**PROMPT**
Search the data below for "chart"; list each line that holds it.

**DATA BLOCK**
● ● ●
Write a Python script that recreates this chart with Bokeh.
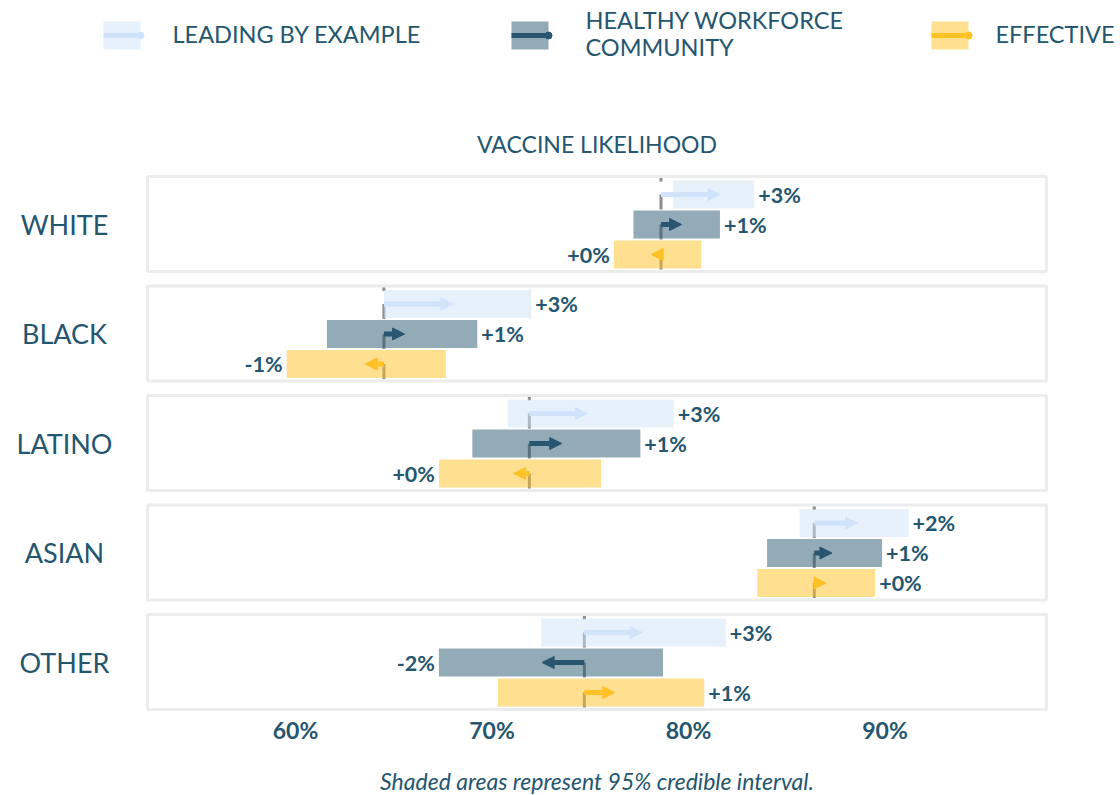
from bokeh.plotting import figure
from bokeh.models import (Range1d, FixedTicker, Arrow, NormalHead, ColumnDataSource, LinearAxis)
from bokeh.core.properties import value
from bokeh.embed import file_html
from bokeh.resources import INLINE

# ---------------- data ----------------
groups = ["WHITE", "BLACK", "LATINO", "ASIAN", "OTHER"]
baseline = [78.6, 64.5, 71.9, 86.4, 74.7]

series_names = ["LEADING BY EXAMPLE", "HEALTHY WORKFORCE\nCOMMUNITY", "EFFECTIVE"]

lead_low = [79.2, 64.5, 70.8, 85.65, 72.5]
lead_high = [83.35, 72.0, 79.25, 91.2, 81.9]
lead_est = [81.6, 68.0, 74.85, 88.6, 77.65]
lead_lab = ["+3%", "+3%", "+3%", "+2%", "+3%"]

hw_low = [77.2, 61.6, 69.0, 84.0, 67.3]
hw_high = [81.6, 69.25, 77.55, 89.85, 78.7]
hw_est = [79.65, 65.55, 73.55, 87.3, 72.55]
hw_lab = ["+1%", "+1%", "+1%", "+1%", "-2%"]

eff_low = [76.2, 59.55, 67.3, 83.5, 70.3]
eff_high = [80.65, 67.65, 75.55, 89.5, 80.8]
eff_est = [78.1, 63.55, 71.1, 87.0, 76.25]
eff_lab = ["+0%", "-1%", "+0%", "+0%", "+1%"]

ticks = [60, 70, 80, 90]
tick_labels = ["60%", "70%", "80%", "90%"]

title_text = "VACCINE LIKELIHOOD"
footer_text = "Shaded areas represent 95% credible interval."

# ---------------- style / layout ----------------
TEXT = "#24566f"
FONT = "Lato"
colors = ["#d0e3fa", "#285670", "#ffc124"]
BORDER = "#ececec"
BASE = "#8c8c8c"

PX_PER = 19.65      # pixels per percentage point
X60 = 295.0         # page x of 60%
FW, FH = 1120, 795  # frame size; frame top-left at page (0, 0)


def xd(px):
    return 60 + (px - X60) / PX_PER


def yd(py):
    return py


p = figure(frame_width=FW, frame_height=FH, output_backend="svg", toolbar_location=None,
           x_range=Range1d(xd(0), xd(FW)), y_range=Range1d(FH, 0),
           x_axis_location=None, y_axis_location=None, min_border=0,
           outline_line_color=None, background_fill_color="white",
           border_fill_color="white")
p.grid.visible = False

xaxis = LinearAxis(fixed_location=yd(713), ticker=FixedTicker(ticks=ticks),
                   major_label_overrides={t: l for t, l in zip(ticks, tick_labels)},
                   axis_line_color=None, major_tick_line_color=None,
                   minor_tick_line_color=None, major_tick_out=0, major_tick_in=0,
                   major_label_standoff=2, major_label_text_font=FONT,
                   major_label_text_font_style="bold",
                   major_label_text_font_size="23px",
                   major_label_text_color=TEXT)
p.add_layout(xaxis, "below")

# ---------------- panels ----------------
panel_left, panel_right = xd(147), xd(1046)
panel_tops = [yd(176 + 109.5 * i) for i in range(len(groups))]
panel_h = 95
p.quad(left=panel_left, right=panel_right, top=panel_tops,
       bottom=[t + panel_h for t in panel_tops],
       fill_color=None, line_color=BORDER, line_width=3)

# group labels
p.text(x=xd(64), y=[t + panel_h / 2 for t in panel_tops], text=groups,
       text_font=value(FONT), text_font_size="27px", text_color=TEXT,
       text_align="center", text_baseline="middle")

# chart title
p.text(x=[(panel_left + panel_right) / 2], y=[yd(143)], text=[title_text],
       text_font=value(FONT), text_font_size="23px", text_color=TEXT,
       text_align="center", text_baseline="middle")

all_series = [
    (lead_low, lead_high, lead_est, lead_lab),
    (hw_low, hw_high, hw_est, hw_lab),
    (eff_low, eff_high, eff_est, eff_lab),
]

# baseline segments (under the bars)
sx, sy0, sy1 = [], [], []
for i, t in enumerate(panel_tops):
    sx.append(baseline[i]); sy0.append(t + 1.5); sy1.append(t + 5)
    for j in range(3):
        c = t + 18 + 30 * j
        sx.append(baseline[i]); sy0.append(c); sy1.append(c + 15)
p.segment(x0=sx, x1=sx, y0=sy0, y1=sy1, line_color=BASE, line_width=3)

for j, (lo, hi, est, lab) in enumerate(all_series):
    col = colors[j]
    ys = [t + 18 + 30 * j for t in panel_tops]
    p.quad(left=lo, right=hi, top=[y - 14 for y in ys], bottom=[y + 14 for y in ys],
           fill_color=col, fill_alpha=0.5, line_color=None)
    src = ColumnDataSource(dict(x0=baseline, x1=est, y=ys))
    p.add_layout(Arrow(end=NormalHead(size=12, fill_color=col, line_color=col, line_width=1),
                       x_start="x0", y_start="y", x_end="x1", y_end="y",
                       line_color=col, line_width=5, source=src))
    pos = [k for k in range(len(est)) if est[k] >= baseline[k]]
    neg = [k for k in range(len(est)) if est[k] < baseline[k]]
    if pos:
        p.text(x=[hi[k] for k in pos], y=[ys[k] for k in pos], text=[lab[k] for k in pos],
               x_offset=4, text_font=value(FONT), text_font_style="bold",
               text_font_size="21.5px", text_color=TEXT, text_align="left",
               text_baseline="middle")
    if neg:
        p.text(x=[lo[k] for k in neg], y=[ys[k] for k in neg], text=[lab[k] for k in neg],
               x_offset=-4, text_font=value(FONT), text_font_style="bold",
               text_font_size="21.5px", text_color=TEXT, text_align="right",
               text_baseline="middle")

# ---------------- legend ----------------
leg_sw = [(103, 140, 172), (511, 548, 585), (931, 968, 995)]
for j, (a, b, tx) in enumerate(leg_sw):
    col = colors[j]
    p.quad(left=[xd(a)], right=[xd(b)], top=[yd(21)], bottom=[yd(49)],
           fill_color=col, fill_alpha=0.5, line_color=None)
    p.segment(x0=[xd(a)], x1=[xd(b)], y0=[yd(35)], y1=[yd(35)], line_color=col, line_width=5)
    p.scatter(x=[xd(b)], y=[yd(35)], size=7, fill_color=col, line_color=col)
    p.text(x=[xd(tx)], y=[yd(33)], text=[series_names[j]], text_font=value(FONT),
           text_font_size="23.5px", text_color=TEXT, text_align="left",
           text_baseline="middle", text_line_height=0.95)

# footnote
p.text(x=[(panel_left + panel_right) / 2], y=[yd(780)], text=[footer_text],
       text_font=value(FONT), text_font_style="italic", text_font_size="23px",
       text_color=TEXT, text_align="center", text_baseline="middle")

open("out.html", "w").write(file_html(p, INLINE))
● ● ●
**FULL OUTPUT**
Write a Python script that recreates this chart with Bokeh.
# chart title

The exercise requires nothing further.